The Biden administration reopened a migrant facility in Texas that had been shuttered during Trump’s presidency, according to The Washington Post.
The Trump administration opened a facility in Carrizo in 2019 but it was shuttered after just one month. The Biden administration this week reopened the facility, which can hold up to 700 children between the ages of 13 and 17.
Government officials defended the move, citing an increase in unaccompanied children crossing the border in January and reductions to the number of available facilities due to the coronavirus pandemic.
Mark Weber, a spokesman for the Department of Health and Human Services, told the Post that the administration is moving away from the “law-enforcement focused” approach of the previous administration to a focus on child welfare.
Immigration groups oppose:
Immigration activists and attorneys said the new facility was unnecessary and cited substandard conditions at similar facilities around the country.
“It’s unnecessary, it’s costly, and it goes absolutely against everything [President] Biden promised he was going to do,” Texas immigration attorney Linda Brandmiller told the Post. “It’s a step backward, is what it is. It’s a huge step backward.”
Biden campaign on reversing many of Trump’s immigration policies. He signed multiple executive orders to roll back or review some of his predecessor’s policies and introduced a proposal to provide a path to citizenship for up to 11 million undocumented immigrants.
“This is done deliberately to shelve these children in places that are not only not readily accessible, but not accessible at all to anyone who cares about the quality of life of these kids, and whether or not they comply with the federal law,” Brandmiller said. “If they were actually addressing the issues that are endemic in a system that has been established for many years and is flawed, if they were addressing the inadequacies instead of creating a parallel jail for kids, I would have more hope."

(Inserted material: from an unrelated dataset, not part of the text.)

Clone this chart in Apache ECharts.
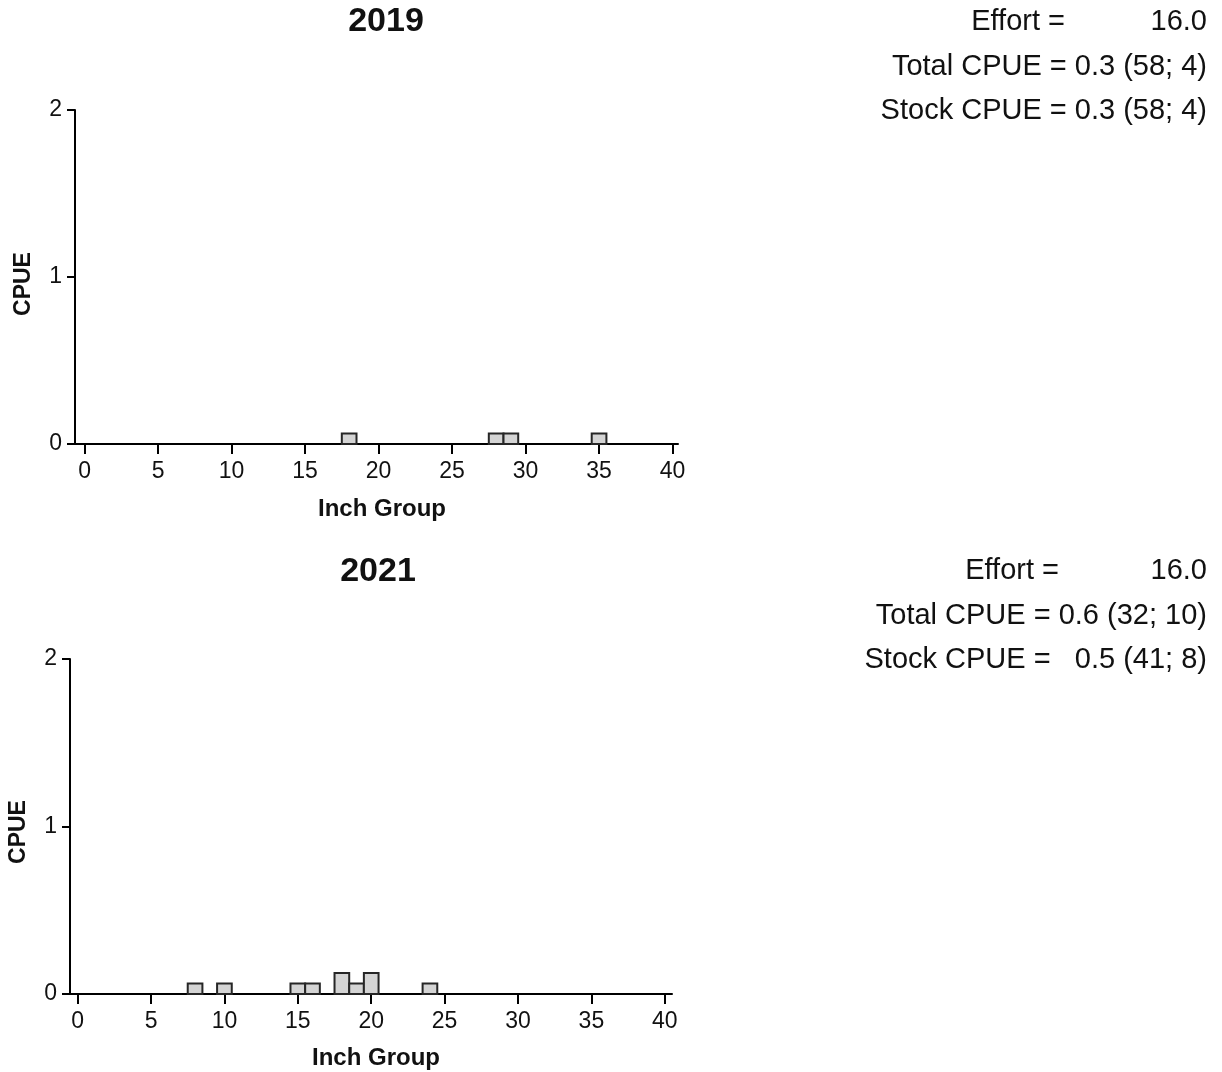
<!DOCTYPE html>
<html>
<head>
<meta charset="utf-8">
<script src="https://cdn.jsdelivr.net/npm/echarts@6/dist/echarts.min.js"></script>
<style>
  html, body { margin: 0; padding: 0; background: #ffffff; }
  #chart { width: 1222px; height: 1072px; }
</style>
</head>
<body>
<div id="chart"></div>
<script>
// Length-frequency of catch per unit effort, by inch group
const years = ['2019', '2021'];
const inch2019 = [18, 28, 29, 35];
const cpue2019 = [0.0625, 0.0625, 0.0625, 0.0625];
const inch2021 = [8, 10, 15, 16, 18, 19, 20, 24];
const cpue2021 = [0.0625, 0.0625, 0.0625, 0.0625, 0.125, 0.0625, 0.125, 0.0625];
const xTicks = [0, 5, 10, 15, 20, 25, 30, 35, 40];

// Summary statistics shown beside each panel
const effortValues = ['16.0', '16.0'];
const totalCpueText = ['Total CPUE = 0.3 (58; 4)', 'Total CPUE = 0.6 (32; 10)'];
const stockCpueText = ['Stock CPUE = 0.3 (58; 4)', 'Stock CPUE =   0.5 (41; 8)'];

const panels = [
  { inch: inch2019, cpue: cpue2019 },
  { inch: inch2021, cpue: cpue2021 }
];

const FONT = "'Liberation Sans', Arial, sans-serif";

const gridBoxes = [
  { left: 75, top: 110, width: 603, height: 334 },
  { left: 70, top: 659, width: 602, height: 335 }
];
const xRanges = [
  { min: -0.65, max: 40.37 },
  { min: -0.52, max: 40.49 }
];
const titlePos = [{ x: 386, y: 22 }, { x: 378, y: 572 }];
const statTop = [22, 571];
const effortLabelRight = [1065, 1059];
const yNamePos = [{ x: 24, y: 284 }, { x: 19, y: 832 }];
const xNamePos = [{ x: 382, y: 509 }, { x: 376, y: 1058 }];

const chart = echarts.init(document.getElementById('chart'), null, { renderer: 'canvas' });

function barRenderer(params, api) {
  const x = api.value(0);
  const y = api.value(1);
  const p0 = api.coord([x - 0.5, y]);
  const p1 = api.coord([x + 0.5, 0]);
  return {
    type: 'rect',
    shape: { x: p0[0], y: p0[1], width: p1[0] - p0[0], height: p1[1] - p0[1] },
    style: { fill: '#d4d4d4', stroke: '#262626', lineWidth: 2 }
  };
}

const grid = gridBoxes.map(g => Object.assign({ containLabel: false }, g));

const xAxis = panels.map((p, i) => ({
  type: 'value',
  gridIndex: i,
  min: xRanges[i].min,
  max: xRanges[i].max,
  splitLine: { show: false },
  axisLine: { show: true, onZero: false, lineStyle: { color: '#000', width: 2 } },
  axisTick: { show: true, customValues: xTicks, length: 10, lineStyle: { color: '#000', width: 2 } },
  axisLabel: { customValues: xTicks, color: '#111', fontFamily: FONT, fontSize: 23, margin: 16 }
}));

const yAxis = panels.map((p, i) => ({
  type: 'value',
  gridIndex: i,
  min: 0,
  max: 2,
  interval: 1,
  splitLine: { show: false },
  axisLine: { show: true, onZero: false, lineStyle: { color: '#000', width: 2 } },
  axisTick: { show: true, length: 8, lineStyle: { color: '#000', width: 2 } },
  axisLabel: { color: '#111', fontFamily: FONT, fontSize: 23, margin: 13 }
}));

const series = panels.map((p, i) => ({
  type: 'custom',
  xAxisIndex: i,
  yAxisIndex: i,
  renderItem: barRenderer,
  encode: { x: 0, y: 1 },
  data: p.inch.map((v, k) => [v, p.cpue[k]]),
  silent: true
}));

const title = years.map((yr, i) => ({
  text: yr,
  left: titlePos[i].x,
  top: titlePos[i].y,
  textAlign: 'center',
  textVerticalAlign: 'middle',
  padding: 0,
  textStyle: { fontFamily: FONT, fontWeight: 'bold', fontSize: 34, color: '#111' }
}));

const graphic = [];
years.forEach((yr, i) => {
  const t = statTop[i];
  const base = { fontFamily: FONT, fontSize: 29, fill: '#111', textVerticalAlign: 'middle' };
  graphic.push({ type: 'text', x: effortLabelRight[i], y: t,
    style: Object.assign({ text: 'Effort =', textAlign: 'right' }, base) });
  graphic.push({ type: 'text', x: 1207, y: t,
    style: Object.assign({ text: effortValues[i], textAlign: 'right' }, base) });
  graphic.push({ type: 'text', x: 1207, y: t + 44.5,
    style: Object.assign({ text: totalCpueText[i], textAlign: 'right' }, base) });
  graphic.push({ type: 'text', x: 1207, y: t + 89,
    style: Object.assign({ text: stockCpueText[i], textAlign: 'right' }, base) });

  // axis titles
  graphic.push({ type: 'text', x: yNamePos[i].x, y: yNamePos[i].y, rotation: Math.PI / 2,
    style: { text: 'CPUE', fontFamily: FONT, fontWeight: 'bold', fontSize: 23, fill: '#111',
      textAlign: 'center', textVerticalAlign: 'middle' } });
  graphic.push({ type: 'text', x: xNamePos[i].x, y: xNamePos[i].y,
    style: { text: 'Inch Group', fontFamily: FONT, fontWeight: 'bold', fontSize: 24, fill: '#111',
      textAlign: 'center', textVerticalAlign: 'middle' } });
});

chart.setOption({
  animation: false,
  backgroundColor: '#ffffff',
  title,
  grid,
  xAxis,
  yAxis,
  series,
  graphic
});
</script>
</body>
</html>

Facility to close after pandemic:
Weber told the Post that the facility is expected to close when the pandemic ends.
Weber said that HHS had 13,200 beds for children but half of them are restricted due to pandemic guidelines. There are about 7,000 children in HHS custody, which is more than 90% capacity under the guidelines.
“Every kid that comes into this program is a symptom of a broken immigration system,” Weber said. “So today, we’ve got over 7,000 symptoms of a broken immigration system.”
Weber said that the facilities keep kids from ending up in Border Patrol stations that do not have cells for children. Workers at the facilities work to reunite the children with sponsors, who are usually family members or family friends.
“If we could find another way, that’d be great,” Weber said. “On the flip side, these kids just come in and they’re turned loose on the street, they end up being homeless kids.”